The police officers who raided the Stonewall gay bar (which was owned by a criminal syndicate) had a warrant to do so, and found bootlegged alcohol on the premises. They arrested 13 people on these grounds. In the subsequent rioting the police had to barricade themselves inside the bar, to which the rioters then tried to set fire. Is attempting to burn down a building inside of which are policemen carrying out their lawful duty an act which should be celebrated?

The witnessing brethren were often told that “Jesus judges no one” and that they were guilty of being judgemental for saying that homosexuality is sinful. The preachers responded that Christ is only merciful to those who repent, and that He is returning to this earth as the Judge of all flesh.

So often the pro-LGBT revellers and those in the parade itself were hyped up by heavy beat music. The manner in which a group of young people danced in front of the preachers was living evidence that their celebration was about lust, not ‘love’, as they were claiming.
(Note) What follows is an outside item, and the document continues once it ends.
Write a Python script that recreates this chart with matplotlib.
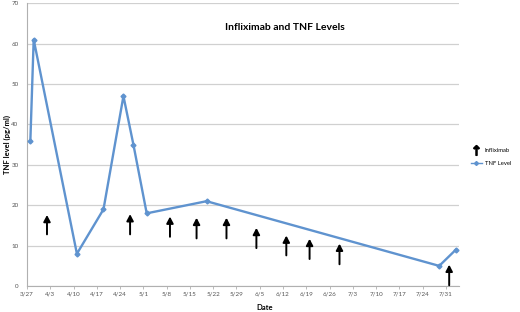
import numpy as np
import pandas as pd
import matplotlib
matplotlib.use("Agg")
import matplotlib.pyplot as plt
from matplotlib.lines import Line2D

plt.rcParams['font.family'] = ['Lato', 'DejaVu Sans']

YEAR = 2011

# TNF measurements
tnf_dates = ["3/28", "3/29", "4/11", "4/19", "4/25", "4/28", "5/2", "5/20", "7/29", "8/3"]
tnf_values = [36, 61, 8, 19, 47, 35, 18, 21, 5, 9]

# Infliximab doses (arrow base / tip on the y scale)
dose_dates = ["4/2", "4/27", "5/9", "5/17", "5/26", "6/4", "6/13", "6/20", "6/29", "8/1"]
dose_base = [12.8, 12.8, 12.2, 11.8, 11.8, 9.4, 7.6, 6.7, 5.4, 0.2]
dose_tip = [17.6, 17.8, 17.2, 16.9, 16.9, 14.4, 12.5, 11.7, 10.5, 5.3]

tick_labels = ["3/27", "4/3", "4/10", "4/17", "4/24", "5/1", "5/8", "5/15", "5/22",
               "5/29", "6/5", "6/12", "6/19", "6/26", "7/3", "7/10", "7/17", "7/24", "7/31"]


def to_dt(lst):
    return pd.to_datetime([f"{YEAR}/{d}" for d in lst], format="%Y/%m/%d")


tnf_x = to_dt(tnf_dates)
dose_x = to_dt(dose_dates)
tick_x = to_dt(tick_labels)

fig = plt.figure(figsize=(5.2, 3.12), dpi=100)
ax = fig.add_axes([0.052, 0.083, 0.831, 0.907])

blue = '#5f93cf'
ax.plot(tnf_x, tnf_values, color=blue, lw=1.7, marker='D', ms=2.5,
        markerfacecolor=blue, markeredgecolor=blue, zorder=3)

for x, b, t in zip(dose_x, dose_base, dose_tip):
    ax.annotate("", xy=(x, t), xytext=(x, b),
                arrowprops=dict(arrowstyle='-|>,head_width=0.2,head_length=0.38',
                                color='black', lw=1.4, shrinkA=0, shrinkB=0))

ax.set_ylim(0, 70)
ax.set_yticks(np.arange(0, 71, 10))
ax.set_xlim(pd.Timestamp(f"{YEAR}-03-27"), pd.Timestamp(f"{YEAR}-08-04"))
ax.set_xticks(tick_x)
ax.set_xticklabels(tick_labels)

ax.grid(axis='y', color='#d0d0d0', lw=0.9)
ax.set_axisbelow(True)
for s in ['top', 'right']:
    ax.spines[s].set_visible(False)
for s in ['left', 'bottom']:
    ax.spines[s].set_color('#b0b0b0')
    ax.spines[s].set_linewidth(0.8)
ax.tick_params(axis='both', labelsize=4.5, colors='#555555', length=2,
               width=0.6, pad=2)
ax.tick_params(axis='x', color='#b0b0b0')
ax.tick_params(axis='y', length=0, pad=6)

ax.set_ylabel("TNF level (pg/ml)", fontsize=5.5, fontweight='bold')
ax.yaxis.set_label_coords(-0.036, 0.5)
ax.set_xlabel("Date", fontsize=5.5, fontweight='bold', labelpad=1)
ax.xaxis.set_label_coords(0.55, -0.065)

fig.text(0.548, 0.912, "Infliximab and TNF Levels", fontsize=7.5,
         fontweight='bold', ha='center', va='center')

handles = [
    Line2D([], [], color='black', marker=r'$\uparrow$', ms=7, ls='none'),
    Line2D([], [], color=blue, marker='D', ms=2, lw=1),
]
fig.legend(handles, ["Infliximab", "TNF Level"], loc='center left',
           bbox_to_anchor=(0.895, 0.497), frameon=False, fontsize=4.2,
           handlelength=2.0, handletextpad=0.4, labelspacing=1.4)

fig.savefig("out.png", dpi=100)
Mothers with young babies were there supporting the festivities, one of whom remonstrated with Pastor Simpson for his alleged unloving attitude and prejudice.
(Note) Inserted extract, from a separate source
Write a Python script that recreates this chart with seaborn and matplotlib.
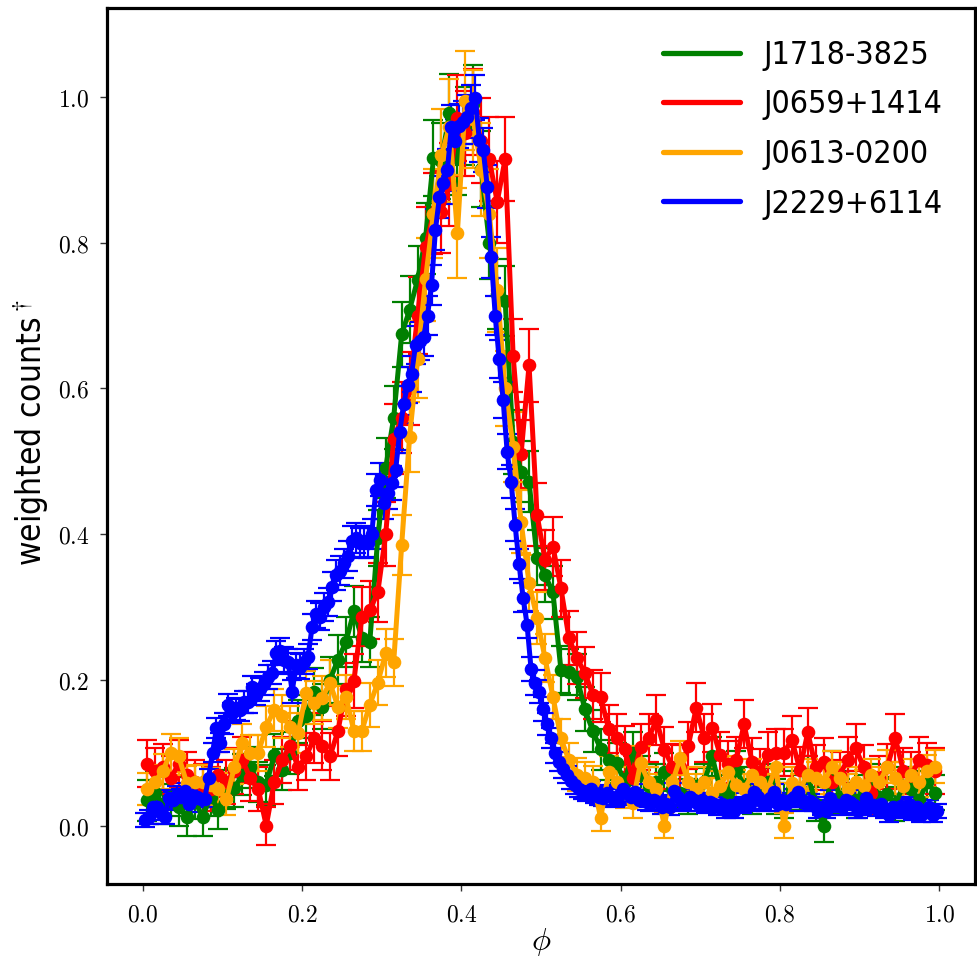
import numpy as np
import pandas as pd
import matplotlib
matplotlib.use("Agg")
import matplotlib.pyplot as plt
import seaborn as sns
from matplotlib.lines import Line2D
from matplotlib.font_manager import FontProperties

# ---------------- data ----------------
names = ["J1718-3825", "J0659+1414", "J0613-0200", "J2229+6114"]
colors = ["green", "red", "orange", "blue"]

phase100 = [round(0.005 + 0.01 * i, 4) for i in range(100)]
phase200 = [round(0.0025 + 0.005 * i, 5) for i in range(200)]

green_y = [
    0.035, 0.045, 0.030, 0.040, 0.025, 0.012, 0.035, 0.012, 0.040, 0.022,
    0.050, 0.052, 0.070, 0.080, 0.060, 0.056, 0.097, 0.077, 0.100, 0.143,
    0.150, 0.184, 0.163, 0.200, 0.228, 0.252, 0.294, 0.258, 0.252, 0.395,
    0.491, 0.560, 0.674, 0.708, 0.749, 0.806, 0.916, 0.912, 0.978, 0.917,
    0.960, 0.990, 0.901, 0.800, 0.730, 0.720, 0.527, 0.486, 0.472, 0.368,
    0.344, 0.320, 0.214, 0.211, 0.204, 0.160, 0.130, 0.105, 0.090, 0.086,
    0.060, 0.100, 0.070, 0.055, 0.060, 0.074, 0.050, 0.045, 0.040, 0.054,
    0.060, 0.095, 0.050, 0.045, 0.077, 0.055, 0.040, 0.054, 0.060, 0.040,
    0.035, 0.050, 0.045, 0.070, 0.030, 0.000, 0.077, 0.040, 0.050, 0.035,
    0.045, 0.059, 0.040, 0.043, 0.030, 0.055, 0.050, 0.035, 0.060, 0.045,
]
green_err = [
    0.028, 0.028, 0.027, 0.027, 0.026, 0.026, 0.026, 0.026, 0.027, 0.026,
    0.027, 0.027, 0.028, 0.028, 0.027, 0.027, 0.029, 0.028, 0.029, 0.030,
    0.030, 0.032, 0.031, 0.032, 0.033, 0.034, 0.035, 0.034, 0.034, 0.038,
    0.041, 0.043, 0.045, 0.046, 0.047, 0.049, 0.052, 0.052, 0.053, 0.052,
    0.053, 0.054, 0.052, 0.050, 0.048, 0.048, 0.044, 0.042, 0.042, 0.038,
    0.037, 0.036, 0.032, 0.032, 0.032, 0.030, 0.029, 0.028, 0.027, 0.027,
    0.025, 0.028, 0.026, 0.025, 0.025, 0.026, 0.025, 0.024, 0.024, 0.025,
    0.025, 0.027, 0.025, 0.024, 0.026, 0.025, 0.024, 0.025, 0.025, 0.024,
    0.024, 0.025, 0.024, 0.026, 0.023, 0.022, 0.026, 0.024, 0.025, 0.024,
    0.024, 0.025, 0.024, 0.024, 0.023, 0.025, 0.025, 0.024, 0.025, 0.024,
]

red_y = [
    0.085, 0.075, 0.080, 0.065, 0.085, 0.070, 0.060, 0.055, 0.050, 0.070,
    0.060, 0.075, 0.090, 0.065, 0.050, 0.000, 0.060, 0.090, 0.110, 0.080,
    0.095, 0.120, 0.110, 0.095, 0.130, 0.187, 0.198, 0.287, 0.296, 0.320,
    0.400, 0.530, 0.560, 0.600, 0.700, 0.794, 0.840, 0.842, 0.880, 0.971,
    0.950, 0.979, 0.940, 0.915, 0.856, 0.915, 0.645, 0.510, 0.632, 0.427,
    0.365, 0.383, 0.326, 0.258, 0.230, 0.210, 0.180, 0.176, 0.133, 0.120,
    0.105, 0.065, 0.108, 0.120, 0.145, 0.104, 0.081, 0.080, 0.110, 0.162,
    0.120, 0.134, 0.097, 0.085, 0.090, 0.139, 0.088, 0.074, 0.097, 0.100,
    0.100, 0.118, 0.077, 0.128, 0.080, 0.088, 0.060, 0.070, 0.090, 0.107,
    0.080, 0.045, 0.065, 0.081, 0.120, 0.075, 0.070, 0.090, 0.083, 0.075,
]
red_err = [
    0.032, 0.031, 0.032, 0.031, 0.032, 0.031, 0.030, 0.030, 0.030, 0.031,
    0.030, 0.031, 0.032, 0.031, 0.030, 0.026, 0.030, 0.032, 0.033, 0.031,
    0.032, 0.034, 0.033, 0.032, 0.034, 0.036, 0.037, 0.040, 0.040, 0.041,
    0.044, 0.048, 0.049, 0.050, 0.053, 0.055, 0.056, 0.056, 0.057, 0.059,
    0.058, 0.059, 0.058, 0.058, 0.056, 0.058, 0.050, 0.046, 0.050, 0.043,
    0.041, 0.041, 0.039, 0.037, 0.036, 0.035, 0.034, 0.034, 0.033, 0.033,
    0.032, 0.030, 0.032, 0.033, 0.034, 0.032, 0.031, 0.031, 0.032, 0.034,
    0.033, 0.033, 0.032, 0.031, 0.032, 0.033, 0.032, 0.031, 0.032, 0.032,
    0.032, 0.033, 0.031, 0.033, 0.031, 0.032, 0.030, 0.031, 0.032, 0.032,
    0.031, 0.029, 0.030, 0.031, 0.033, 0.031, 0.031, 0.032, 0.031, 0.031,
]

orange_y = [
    0.050, 0.060, 0.075, 0.100, 0.095, 0.059, 0.060, 0.060, 0.056, 0.050,
    0.036, 0.081, 0.114, 0.100, 0.100, 0.136, 0.159, 0.150, 0.136, 0.127,
    0.182, 0.169, 0.175, 0.196, 0.163, 0.177, 0.130, 0.130, 0.166, 0.196,
    0.237, 0.224, 0.385, 0.534, 0.640, 0.750, 0.840, 0.920, 0.959, 0.813,
    0.995, 0.970, 0.900, 0.840, 0.735, 0.600, 0.520, 0.417, 0.333, 0.285,
    0.230, 0.177, 0.120, 0.090, 0.070, 0.065, 0.060, 0.011, 0.074, 0.060,
    0.045, 0.031, 0.086, 0.060, 0.050, 0.000, 0.060, 0.093, 0.060, 0.050,
    0.060, 0.045, 0.054, 0.074, 0.056, 0.050, 0.070, 0.060, 0.050, 0.081,
    0.000, 0.059, 0.050, 0.070, 0.065, 0.060, 0.080, 0.065, 0.050, 0.060,
    0.055, 0.070, 0.060, 0.081, 0.065, 0.055, 0.070, 0.060, 0.075, 0.081,
]
orange_err = [
    0.022, 0.023, 0.024, 0.026, 0.025, 0.023, 0.023, 0.023, 0.023, 0.022,
    0.021, 0.024, 0.026, 0.025, 0.025, 0.028, 0.029, 0.029, 0.028, 0.027,
    0.030, 0.029, 0.030, 0.031, 0.029, 0.030, 0.028, 0.028, 0.030, 0.031,
    0.033, 0.032, 0.041, 0.048, 0.053, 0.057, 0.061, 0.064, 0.066, 0.062,
    0.068, 0.067, 0.064, 0.061, 0.057, 0.052, 0.048, 0.043, 0.039, 0.036,
    0.033, 0.030, 0.026, 0.024, 0.023, 0.022, 0.022, 0.018, 0.022, 0.021,
    0.021, 0.020, 0.023, 0.021, 0.021, 0.017, 0.021, 0.023, 0.021, 0.021,
    0.021, 0.021, 0.021, 0.022, 0.021, 0.021, 0.022, 0.021, 0.021, 0.023,
    0.017, 0.021, 0.021, 0.022, 0.022, 0.021, 0.023, 0.022, 0.021, 0.021,
    0.021, 0.022, 0.021, 0.023, 0.022, 0.021, 0.022, 0.021, 0.022, 0.023,
]

blue_y = [
    0.008, 0.012, 0.025, 0.026, 0.018, 0.012, 0.038, 0.035, 0.042, 0.040,
    0.047, 0.030, 0.036, 0.040, 0.036, 0.036, 0.066, 0.100, 0.134, 0.114,
    0.140, 0.166, 0.155, 0.160, 0.159, 0.170, 0.170, 0.190, 0.180, 0.187,
    0.195, 0.204, 0.210, 0.237, 0.240, 0.228, 0.225, 0.184, 0.220, 0.218,
    0.225, 0.232, 0.273, 0.290, 0.287, 0.300, 0.307, 0.328, 0.344, 0.350,
    0.360, 0.370, 0.390, 0.395, 0.388, 0.390, 0.388, 0.400, 0.460, 0.475,
    0.443, 0.457, 0.470, 0.488, 0.540, 0.578, 0.605, 0.620, 0.660, 0.665,
    0.670, 0.700, 0.742, 0.818, 0.863, 0.882, 0.900, 0.959, 0.940, 0.960,
    0.965, 0.973, 0.985, 0.999, 0.941, 0.927, 0.877, 0.780, 0.700, 0.640,
    0.584, 0.513, 0.472, 0.413, 0.359, 0.313, 0.276, 0.215, 0.196, 0.184,
    0.160, 0.140, 0.120, 0.100, 0.088, 0.078, 0.070, 0.062, 0.056, 0.050,
    0.048, 0.045, 0.050, 0.042, 0.040, 0.038, 0.045, 0.040, 0.035, 0.042,
    0.050, 0.045, 0.040, 0.046, 0.035, 0.038, 0.032, 0.030, 0.035, 0.032,
    0.026, 0.030, 0.025, 0.047, 0.040, 0.033, 0.030, 0.039, 0.035, 0.030,
    0.035, 0.028, 0.033, 0.030, 0.025, 0.030, 0.020, 0.028, 0.020, 0.030,
    0.027, 0.035, 0.030, 0.046, 0.040, 0.033, 0.030, 0.038, 0.046, 0.030,
    0.035, 0.030, 0.035, 0.040, 0.046, 0.035, 0.030, 0.034, 0.030, 0.020,
    0.025, 0.020, 0.038, 0.030, 0.029, 0.025, 0.035, 0.032, 0.028, 0.020,
    0.025, 0.038, 0.030, 0.028, 0.023, 0.030, 0.020, 0.015, 0.025, 0.020,
    0.027, 0.020, 0.030, 0.018, 0.025, 0.015, 0.020, 0.025, 0.015, 0.020,
]
blue_err = [
    0.010, 0.010, 0.011, 0.011, 0.010, 0.010, 0.011, 0.011, 0.012, 0.011,
    0.012, 0.011, 0.011, 0.011, 0.011, 0.011, 0.012, 0.013, 0.014, 0.013,
    0.014, 0.015, 0.014, 0.015, 0.015, 0.015, 0.015, 0.016, 0.015, 0.016,
    0.016, 0.016, 0.016, 0.017, 0.017, 0.017, 0.017, 0.016, 0.017, 0.017,
    0.017, 0.017, 0.018, 0.019, 0.019, 0.019, 0.019, 0.020, 0.020, 0.020,
    0.020, 0.021, 0.021, 0.021, 0.021, 0.021, 0.021, 0.021, 0.022, 0.023,
    0.022, 0.022, 0.023, 0.023, 0.024, 0.025, 0.025, 0.025, 0.026, 0.026,
    0.026, 0.027, 0.027, 0.028, 0.029, 0.029, 0.029, 0.030, 0.030, 0.030,
    0.030, 0.030, 0.031, 0.031, 0.030, 0.030, 0.029, 0.028, 0.027, 0.026,
    0.025, 0.024, 0.023, 0.022, 0.021, 0.020, 0.019, 0.017, 0.017, 0.016,
    0.016, 0.015, 0.014, 0.014, 0.013, 0.013, 0.012, 0.012, 0.012, 0.011,
    0.011, 0.011, 0.011, 0.011, 0.011, 0.011, 0.011, 0.011, 0.010, 0.011,
    0.011, 0.011, 0.011, 0.011, 0.010, 0.011, 0.010, 0.010, 0.010, 0.010,
    0.010, 0.010, 0.010, 0.011, 0.011, 0.010, 0.010, 0.011, 0.010, 0.010,
    0.010, 0.010, 0.010, 0.010, 0.010, 0.010, 0.010, 0.010, 0.010, 0.010,
    0.010, 0.010, 0.010, 0.011, 0.011, 0.010, 0.010, 0.011, 0.011, 0.010,
    0.010, 0.010, 0.010, 0.011, 0.011, 0.010, 0.010, 0.010, 0.010, 0.010,
    0.010, 0.010, 0.011, 0.010, 0.010, 0.010, 0.010, 0.010, 0.010, 0.010,
    0.010, 0.011, 0.010, 0.010, 0.010, 0.010, 0.010, 0.010, 0.010, 0.010,
    0.010, 0.010, 0.010, 0.010, 0.010, 0.010, 0.010, 0.010, 0.010, 0.010,
]

series = [
    (names[0], phase100, green_y, green_err, colors[0]),
    (names[1], phase100, red_y, red_err, colors[1]),
    (names[2], phase100, orange_y, orange_err, colors[2]),
    (names[3], phase200, blue_y, blue_err, colors[3]),
]

# ---------------- style ----------------
sns.set_theme(style="white")
plt.rcParams["mathtext.fontset"] = "cm"
plt.rcParams["font.family"] = ["DejaVu Sans"]
for k in ["text.color", "axes.labelcolor", "xtick.color", "ytick.color"]:
    plt.rcParams[k] = "black"

W, H = 978, 961
fig = plt.figure(figsize=(W / 100, H / 100), dpi=100)
ax = fig.add_axes([107 / W, 1 - 884 / H, (975 - 107) / W, (884 - 8) / H])

for name, xs, ys, es, c in series:
    df = pd.DataFrame({"phase": xs, "counts": ys, "err": es})
    ax.errorbar(df["phase"], df["counts"], yerr=df["err"], fmt="none",
                ecolor=c, elinewidth=1.6, capsize=7, capthick=1.6, zorder=2)
    sns.lineplot(data=df, x="phase", y="counts", color=c, marker="o",
                 markersize=9.8, markeredgewidth=0, linewidth=3.6,
                 ax=ax, zorder=3, legend=False)

ax.set_xlim(-0.045, 1.045)
ax.set_ylim(-0.08, 1.122)

xt = [0.0, 0.2, 0.4, 0.6, 0.8, 1.0]
yt = [0.0, 0.2, 0.4, 0.6, 0.8, 1.0]
ax.set_xticks(xt)
ax.set_yticks(yt)
ax.set_xticklabels([r"$%.1f$" % v for v in xt], fontsize=17)
ax.set_yticklabels([r"$%.1f$" % v for v in yt], fontsize=17)
ax.tick_params(axis="both", which="both", direction="out", length=5,
               width=1, color="#333333", labelcolor="black",
               bottom=True, left=True, top=False, right=False, pad=8)

for sp in ax.spines.values():
    sp.set_visible(True)
    sp.set_color("black")
    sp.set_linewidth(2.3)

cond_label = FontProperties(family="DejaVu Sans", stretch="condensed", size=24)
cond_leg = FontProperties(family="DejaVu Sans", stretch="condensed", size=23)

ax.set_xlabel(r"$\phi$", fontsize=23, labelpad=0, color="black")
ax.set_ylabel(r"weighted counts$^\dagger$", fontproperties=cond_label,
              labelpad=1, color="black")
ax.yaxis.set_label_coords(-0.063, 0.515)

handles = [Line2D([0], [0], color=c, lw=3.8) for c in colors]
leg = ax.legend(handles, names, loc="upper right", frameon=False,
                prop=cond_leg, handlelength=2.4, handletextpad=0.75,
                labelspacing=0.58, borderaxespad=0.6)
for t in leg.get_texts():
    t.set_color("black")

fig.savefig("out.png", dpi=100)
The brethren engaged, where possible, in conversations with passers-by, going though various relevant Scripture verses with them.

Pastors Mullins and Simpson

What an incredibly successful job the LGBT movement has done in transforming attitudes across society : even older people were seen supporting the parade and showing their incredulous reaction that any Christians should have the effrontery to protest against the day’s proceedings.

The witness was positioned right on the seafront at Brighton opposite the Grand Hotel. Parade supporters were dancing on the balconies of the hotel rooms, and later on some of them jeered the preachers, as they walked back to the station after the parade had finished.

It was often pointed out by those incensed at the preachers’ presence that there were only four Christians there as opposed to there being hundreds of thousands of parade supporters, but Pastor Simpson kept on telling them that eternal moral truth is never arrived at by majority vote : “Thou shalt not follow a multitude to do evil” (Exodus 23:2).

Despite the wholesale rejection of and abuse towards the witnessing Christians by the so-called enlightened and progressive liberal masses, this witness was thoroughly worthwhile. Often parade supporters were spending their time focusing on the preachers rather than on the parade itself. Why did they not just walk on by, if the tiny handful of Christians were so inconsequential in the general scheme of things?

The fact is that they were troubled by being challenged. Even non-believers still retain some notion of God’s holy law despite their unregenerate state (Romans 1:19 and 2:15). The Scripture verses on display had their own particular power. People could be seen slowly mouthing the words of them as they walked past : “Be – sure – your – sin – will – find – you – out”, for example.

What right had the Christians to come and spoil someone else’s event?, the parade supporters asked. They responded that the parade was most definitely not a private event. It is held on the public highway precisely in order to be seen by the general public. It is a public statement that everyone who does not embrace the gay agenda is a nasty bigot. Such parades are openly supported by political parties and national institutions, including the Police and Fire Brigade, trades’ unions, universities and public bodies such as the NHS. This makes its everybody’s business, not a private affair which Christians have no right to be present at.

Thankfully, the word of God pierced Brighton’s gross spiritual darkness. The brethren went home weeping at the state of the nation, but realising ever more clearly the absolute necessity to have been there, and understanding in an ever deeper manner the significance of God’s command in Ezekiel 2,

“Thou shalt speak my words unto them, whether they will hear, or whether they will forbear … (They) shall know that there hath been a prophet among them” (Ezekiel 2:7,5).